European Guilt in Michael Haneke's "Hidden" By Pedro Butcher

in 58th Cannes Film Festival

by Pedro Butcher

The burden of European guilt weighs heavily on a single character in Michael Haneke’s Hidden (Caché). Georges (Daniel Auteuil), a successful TV presenter, lives what seems to be an impeccable life with wife Anne (Juliette Binoche) and son Pierrot (Lester Makedonski) up to the moment that some mysterious videotapes start showing up on his doorstep.

At first, the tapes seem totally harmless, though strangely accompanied by bloody drawings in the style of an adult imitating a kid, suggesting that they are more than inoffensive jokes. Little by little, however, they reveal that whoever is making them knows more about George’s past than he would like them to.
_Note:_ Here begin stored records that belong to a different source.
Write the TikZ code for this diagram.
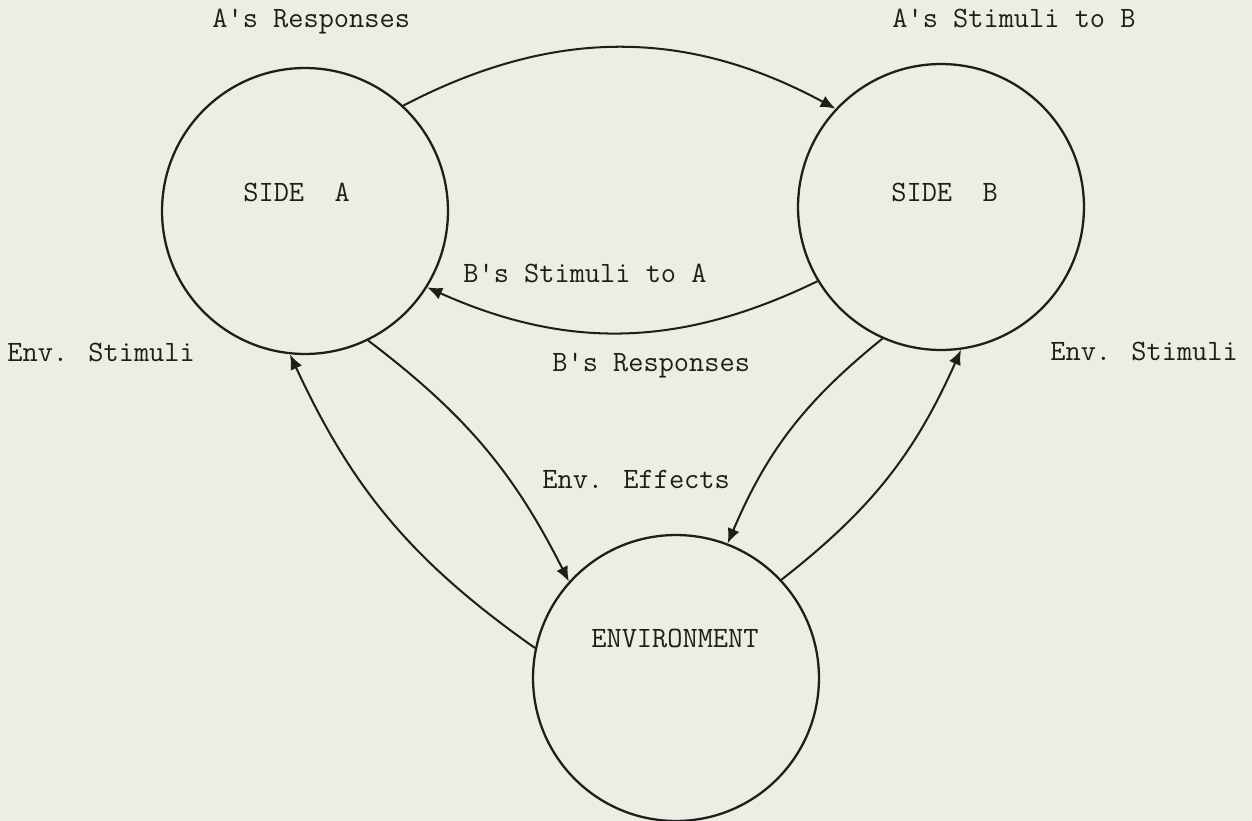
\documentclass[tikz,border=0pt]{standalone}
\usetikzlibrary{arrows.meta}
\definecolor{paper}{RGB}{238,237,225}
\definecolor{ink}{RGB}{32,30,27}

\begin{document}
\begin{tikzpicture}[x=0.02cm, y=-0.02cm,
  side/.style={circle, draw=ink, line width=1.3pt, minimum size=5.72cm, inner sep=0pt},
  lbl/.style={anchor=base west, inner sep=0pt, text=ink, font=\ttfamily\fontsize{16.8}{19}\selectfont},
  flow/.style={draw=ink, line width=1.15pt, -{Latex[length=3mm, width=2.5mm]}}]
  % page and background
  \useasboundingbox[fill=paper] (0,0) rectangle (1252,821);
  % draw the three circles
  \node[side] (sideA) at (305,211) {};
  \node[side] (sideB) at (941,207) {};
  \node[side] (env) at (676,678) {};
  % circle names
  \node[lbl] (sideA_name) at (243,202) {SIDE\ \ A};
  \node[lbl] (sideB_name) at (891,202) {SIDE\ \ B};
  \node[lbl] (env_name) at (591,647) {ENVIRONMENT};
  % flow labels
  \node[lbl] (a_resp) at (212,28) {A's Responses};
  \node[lbl] (a_stim) at (892,28) {A's Stimuli to B};
  \node[lbl] (b_stim) at (463,282) {B's Stimuli to A};
  \node[lbl] (b_resp) at (552,371) {B's Responses};
  \node[lbl] (env_eff) at (542,488) {Env. Effects};
  \node[lbl] (env_stim_a) at (7,361) {Env. Stimuli};
  \node[lbl] (env_stim_b) at (1050,360) {Env. Stimuli};
  % draw the arrows between the circles
  \draw[flow] (sideA.47) to[bend left=28] (sideB.137);
  \draw[flow] (sideB.211) to[bend left=25] (sideA.328);
  \draw[flow] (sideA.296) to[bend left=13] (env.138);
  \draw[flow] (env.168) to[bend left=15] (sideA.264);
  \draw[flow] (sideB.246) to[bend right=14] (env.69);
  \draw[flow] (env.43) to[bend right=14] (sideB.278);
\end{tikzpicture}
\end{document}
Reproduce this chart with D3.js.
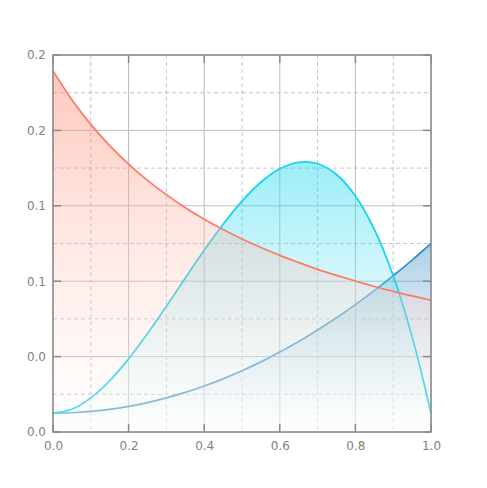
<!DOCTYPE html>
<html><head><meta charset="utf-8">
<script src="https://cdn.jsdelivr.net/npm/d3@7"></script>
<style>body{margin:0;background:#fff}svg{display:block}text{font-family:"DejaVu Sans",sans-serif}</style>
</head><body><svg id="c" width="487" height="488"></svg>
<script>
const xs = [0,0.05,0.1,0.15,0.2,0.25,0.3,0.35,0.4,0.45,0.5,0.55,0.6,0.65,0.7,0.75,0.8,0.85,0.9,0.95,1.0];
const redVals  = [0.1916,0.1763,0.1632,0.1519,0.1421,0.1335,0.1259,0.1190,0.1129,0.1074,0.1024,0.0979,0.0937,0.0899,0.0863,0.0831,0.0801,0.0772,0.0746,0.0722,0.0699];
const cyanVals = [0.0100,0.0121,0.0181,0.0272,0.0388,0.0522,0.0667,0.0817,0.0964,0.1102,0.1225,0.1325,0.1396,0.1431,0.1423,0.1366,0.1252,0.1075,0.0829,0.0506,0.0100];
const blueVals = [0.0100,0.0102,0.0109,0.0120,0.0136,0.0156,0.0181,0.0210,0.0244,0.0282,0.0325,0.0372,0.0424,0.0480,0.0541,0.0606,0.0676,0.0750,0.0829,0.0912,0.1000];
const seriesNames = ["blue","cyan","red"];
const seriesColors = ["#3a90c4","#10d4ee","#ff7a62"];
const xMajor = [0,0.2,0.4,0.6,0.8,1.0];
const xMinor = [0.1,0.3,0.5,0.7,0.9];
const yMajor = [0,0.04,0.08,0.12,0.16,0.2];
const yMinor = [0.02,0.06,0.10,0.14,0.18];
const xLabels = ["0.0","0.2","0.4","0.6","0.8","1.0"];
const yLabels = ["0.0","0.0","0.1","0.1","0.2","0.2"];

const svg = d3.select("#c");
const L=53, R=431, T=55, B=432;
const x = d3.scaleLinear().domain([0,1]).range([L,R]);
const y = d3.scaleLinear().domain([0,0.2]).range([B,T]);
const valsList = [blueVals,cyanVals,redVals];
const defs = svg.append("defs");
seriesNames.forEach((n,i)=>{
  const g = defs.append("linearGradient").attr("id","g"+n).attr("x1",0).attr("y1",0).attr("x2",0).attr("y2",1);
  g.append("stop").attr("offset","0").attr("stop-color",seriesColors[i]).attr("stop-opacity",0.42);
  g.append("stop").attr("offset","1").attr("stop-color","#ffffff").attr("stop-opacity",0.22);
});
const curve = d3.curveCatmullRom.alpha(0.5);
const line = d3.line().x((d,i)=>x(xs[i])).y(d=>y(d)).curve(curve);
const area = d3.area().x((d,i)=>x(xs[i])).y0(y(0)).y1(d=>y(d)).curve(curve);

// grid (beneath the series)
const grid = svg.append("g");
xMinor.forEach(v=>grid.append("line").attr("x1",x(v)).attr("x2",x(v)).attr("y1",T).attr("y2",B).attr("stroke","#c4c4c4").attr("stroke-dasharray","4,3"));
yMinor.forEach(v=>grid.append("line").attr("y1",y(v)).attr("y2",y(v)).attr("x1",L).attr("x2",R).attr("stroke","#c4c4c4").attr("stroke-dasharray","4,3"));
xMajor.forEach(v=>grid.append("line").attr("x1",x(v)).attr("x2",x(v)).attr("y1",T).attr("y2",B).attr("stroke","#bcbcbc"));
yMajor.forEach(v=>grid.append("line").attr("y1",y(v)).attr("y2",y(v)).attr("x1",L).attr("x2",R).attr("stroke","#bcbcbc"));

const gl = svg.append("g");
valsList.forEach((v,i)=>{
  gl.append("path").attr("d",area(v)).attr("fill","url(#g"+seriesNames[i]+")");
  gl.append("path").attr("d",line(v)).attr("fill","none").attr("stroke",seriesColors[i]).attr("stroke-width",1.7);
});
// ticks inward
const tk = svg.append("g").attr("stroke","#8a8a8a").attr("stroke-width",1.5);
xMajor.forEach(v=>{
  tk.append("line").attr("x1",x(v)).attr("x2",x(v)).attr("y1",B).attr("y2",B-8);
  tk.append("line").attr("x1",x(v)).attr("x2",x(v)).attr("y1",T).attr("y2",T+8);
});
yMajor.forEach(v=>{
  tk.append("line").attr("y1",y(v)).attr("y2",y(v)).attr("x1",L).attr("x2",L+8);
  tk.append("line").attr("y1",y(v)).attr("y2",y(v)).attr("x1",R).attr("x2",R-8);
});
svg.append("rect").attr("x",L).attr("y",T).attr("width",R-L).attr("height",B-T).attr("fill","none").attr("stroke","#8a8a8a").attr("stroke-width",1.5);
// labels
const xAxis = d3.axisBottom(x).tickValues(xMajor).tickFormat((d,i)=>xLabels[i]).tickSize(0).tickPadding(9);
const yAxis = d3.axisLeft(y).tickValues(yMajor).tickFormat((d,i)=>yLabels[i]).tickSize(0).tickPadding(7);
const gx = svg.append("g").attr("transform",`translate(0,${B})`).call(xAxis);
const gy = svg.append("g").attr("transform",`translate(${L},0)`).call(yAxis);
[gx,gy].forEach(g=>{
  g.select(".domain").remove();
  g.selectAll("text").attr("fill","#8a8076").style("font-size","12px").style("font-family","'DejaVu Sans',sans-serif");
});
</script></body></html>
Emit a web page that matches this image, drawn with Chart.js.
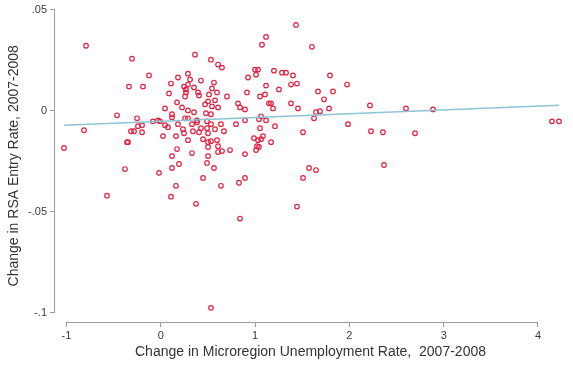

As the film begins, we see a long shot of George’s upper-middle-class house in a calm Parisian street. The credits appear letter by letter, filling up the screen as if they were being typed – an interesting resource that establishes one of the main points of the film: the spectator is invited to “read” the image as a whole and see beyond its surface.

Suddenly, as we see Daniel Auteuil’s character pass by the camera on his way out of the house, we start to hearing the voices of a couple discussing the tape, as the image starts rewinding. This is how we learn that what we see is the content of the tape itself – the images that from now on will terrorize George’s life.

In Hidden, Michael Haneke uses for the first time high-definition video cameras, allowing him to set up a narrative device that will mix the images from the videotapes with the images of George’s life. In this way, the director formally achieves the maturity of a metalinguistic style that he has long been developing (especially in Benny’s Video and Funny Games) which makes image itself a central character of his movies.

Haneke’s ‘human’ characters, however, are submitted to a heavily judgmental point of view. The content of the tapes will force George to face a past he has long ago forgotten, and the way he will deal with this inevitable fact will be the worst possible, trying to keep it hidden, denying it and threatening those who (he believes) are making the tapes.

According to Haneke’s point of view, there’s no redemption possible for a character who, as we will learn throughout the film, has being taking cowardly decisions since he was six years old. The lack of redemption is not a problem in itself, but a whole series of details suggest that Haneke is constantly judging his character in a very moralistic way, thus putting himself in a superior position.

For example: it is, of course, no coincidence that George is a TV presenter. Haneke, who wrote the screenplay and the dialogues, seems to use all his power as an established European auteur heavily to criticize the dangers of TV through this single character. Even though he is more of a prestigious cultural broadcast, presenting a literary chat show, he is the recipient of a Big Brother-like revenge as he starts to be watched closely by a hidden camera.

More serious, however, is the way in which Haneke depicts the Algerian characters who are part of George’s past. In a way, it is the portrait of the immense European guilt towards its African colonies – this unbearable conflict between humanist ideas and a deeply contradictory praxis that was oppressive, violent and exploitative. When the Algerian characters appear in Hidden, they do so as pure victims, portrayed in an extremely patronizing way, thus putting Haneke in the same position as many far more conventional directors.

The mysterious nature of the tapes that haunt George (we never learn who made them) suggest that we are dealing with George’s conscience. There is no possibility of a comfortable, whodunit-style, ending. The camera is a powerful device for revealing the truth (as it is conscience itself), but it cannot change reality. George will keep being arrogant and stubborn, and his terrible past was nothing but a decision made by a child – something that a few hours of sleep, helped by two sleeping pills, will make him forget again.

Thus the general feeling of Hidden, as it comes to an end, is that of a simplistic approach – a bitter, resentful film that hides not only a dark pessimism but, worse, a Manichean point of view of the world. Haneke does not believe in the human race, let alone in cinema.